The paper tackles the problem of sound source localization struggling in real-world deployment due to dual imbalance challenges (intra-task and inter-task), which cause catastrophic forgetting and degrade accuracy. The proposed unified framework with GCC-PHAT-based data augmentation and Analytic dynamic imbalance rectifier achieves state-of-the-art results on the SSLR benchmark with 89.0% accuracy, 5.3° mean absolute error, and 1.6 backward transfer.
Sound source localization (SSL) demonstrates remarkable results in controlled settings but struggles in real-world deployment due to dual imbalance challenges: intra-task imbalance arising from long-tailed direction-of-arrival (DoA) distributions, and inter-task imbalance induced by cross-task skews and overlaps.
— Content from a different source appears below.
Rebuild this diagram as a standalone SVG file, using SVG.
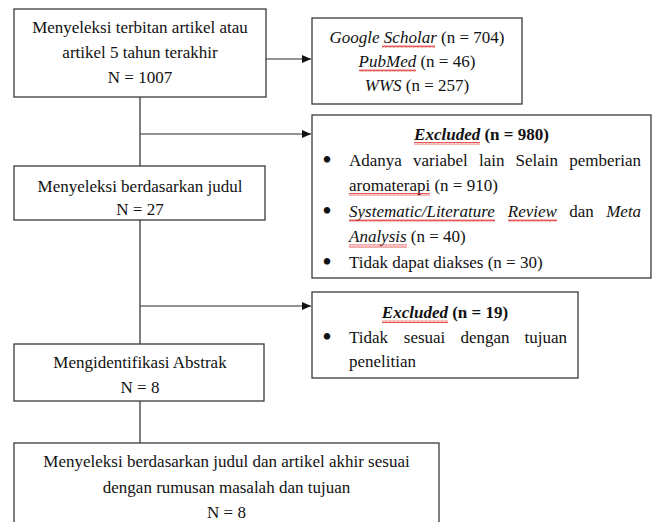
<svg xmlns="http://www.w3.org/2000/svg" width="654" height="522" viewBox="0 0 654 522">
<style>
.box{fill:#fff;stroke:#3a3a3a;stroke-width:1.3}
.ln{fill:none;stroke:#2a2a2a;stroke-width:1.2}
text{font-family:"Liberation Serif","Times New Roman",serif;font-size:17px;fill:#111}
.c{text-anchor:middle}
.i{font-style:italic}
.b{font-weight:bold}
.bu{font-size:27px;text-anchor:middle}
.wv{fill:url(#wave)}
</style>
<defs>
<pattern id="wave" patternUnits="userSpaceOnUse" width="4" height="3">
<path d="M0,2.5 L1,0.5 L2,2.5 L3,0.5 L4,2.5" fill="none" stroke="#e0302c" stroke-width="0.8"/>
</pattern>
<marker id="arr" markerWidth="10" markerHeight="8" refX="9" refY="4" orient="auto" markerUnits="userSpaceOnUse">
<path d="M0,0 L9,4 L0,8 Z" fill="#111"/>
</marker>
</defs>
<g id="connectors">
<line class="ln" x1="140" y1="97" x2="140" y2="166"/>
<line class="ln" x1="140" y1="220" x2="140" y2="344"/>
<line class="ln" x1="140" y1="401" x2="140" y2="443"/>
<line class="ln" x1="266" y1="59" x2="311" y2="59" marker-end="url(#arr)"/>
<line class="ln" x1="140" y1="134" x2="311" y2="134" marker-end="url(#arr)"/>
<line class="ln" x1="140" y1="306" x2="311" y2="306" marker-end="url(#arr)"/>
</g>
<g id="n1">
<rect class="box" x="14" y="9" width="252" height="88"/>
<text class="c" x="140" y="33">Menyeleksi terbitan artikel atau</text>
<text class="c" x="140" y="58">artikel 5 tahun terakhir</text>
<text class="c" x="140" y="83">N = 1007</text>
</g>
<g id="sources">
<rect class="box" x="312" y="18" width="210" height="86"/>
<text class="c" x="417" y="43"><tspan class="i">Google Scholar</tspan> (n = 704)</text>
<text class="c" x="417" y="67"><tspan class="i">PubMed</tspan> (n = 46)</text>
<text class="c" x="417" y="91"><tspan class="i">WWS</tspan> (n = 257)</text>
<rect class="wv" x="382" y="45" width="53" height="3"/>
<rect class="wv" x="359" y="69" width="57" height="3"/>
</g>
<g id="excluded980">
<rect class="box" x="312" y="115" width="339" height="163"/>
<text class="c b" x="481.5" y="140"><tspan class="i">Excluded</tspan> (n = 980)</text>
<rect class="wv" x="414" y="142" width="66" height="3"/>
<text x="327" y="168.5" class="bu">•</text>
<text y="165.5"><tspan x="349">Adanya</tspan><tspan x="413">variabel</tspan><tspan x="479">lain</tspan><tspan x="515.5">Selain</tspan><tspan x="569.2">pemberian</tspan></text>
<text x="349" y="191">aromaterapi (n = 910)</text>
<rect class="wv" x="349" y="193" width="81" height="3"/>
<text x="327" y="219.5" class="bu">•</text>
<text y="216.5"><tspan x="349" class="i">Systematic/Literature</tspan><tspan x="507.8" class="i">Review</tspan><tspan x="569.3">dan</tspan><tspan x="606.2" class="i">Meta</tspan></text>
<rect class="wv" x="349" y="219" width="146" height="3"/>
<rect class="wv" x="508" y="219" width="49" height="3"/>
<text x="349" y="242"><tspan class="i">Analysis</tspan> (n = 40)</text>
<rect class="wv" x="349" y="244.5" width="58" height="3"/>
<text x="327" y="270.5" class="bu">•</text>
<text x="349" y="267.5">Tidak dapat diakses (n = 30)</text>
</g>
<g id="n2">
<rect class="box" x="14" y="166" width="251" height="54"/>
<text class="c" x="140" y="192">Menyeleksi berdasarkan judul</text>
<text class="c" x="140" y="215">N = 27</text>
</g>
<g id="excluded19">
<rect class="box" x="312" y="292" width="266" height="86"/>
<text class="c b" x="445" y="318"><tspan class="i">Excluded</tspan> (n = 19)</text>
<rect class="wv" x="382" y="320" width="66" height="3"/>
<text x="327" y="346" class="bu">•</text>
<text y="343"><tspan x="349">Tidak</tspan><tspan x="403.8">sesuai</tspan><tspan x="460.4">dengan</tspan><tspan x="524.6">tujuan</tspan></text>
<text x="349" y="367">penelitian</text>
</g>
<g id="n3">
<rect class="box" x="14" y="344" width="250" height="57"/>
<text class="c" x="140" y="368">Mengidentifikasi Abstrak</text>
<text class="c" x="140" y="393">N = 8</text>
</g>
<g id="n4">
<rect class="box" x="14" y="443" width="425" height="90"/>
<text class="c" x="226.5" y="467">Menyeleksi berdasarkan judul dan artikel akhir sesuai</text>
<text class="c" x="226.5" y="492.5">dengan rumusan masalah dan tujuan</text>
<text class="c" x="226.5" y="518">N = 8</text>
</g>
</svg>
These often lead to catastrophic forgetting, significantly degrading the localization accuracy. To mitigate these issues, we propose a unified framework with two key innovations. Specifically, we design a GCC-PHAT-based data augmentation (GDA) method that leverages peak characteristics to alleviate intra-task distribution skews. We also propose an Analytic dynamic imbalance rectifier (ADIR) with task-adaption regularization, which enables analytic updates that adapt to inter-task dynamics. On the SSLR benchmark, our proposal achieves state-of-the-art (SoTA) results of 89.0% accuracy, 5.3° mean absolute error, and 1.6 backward transfer, demonstrating robustness to evolving imbalances without exemplar storage.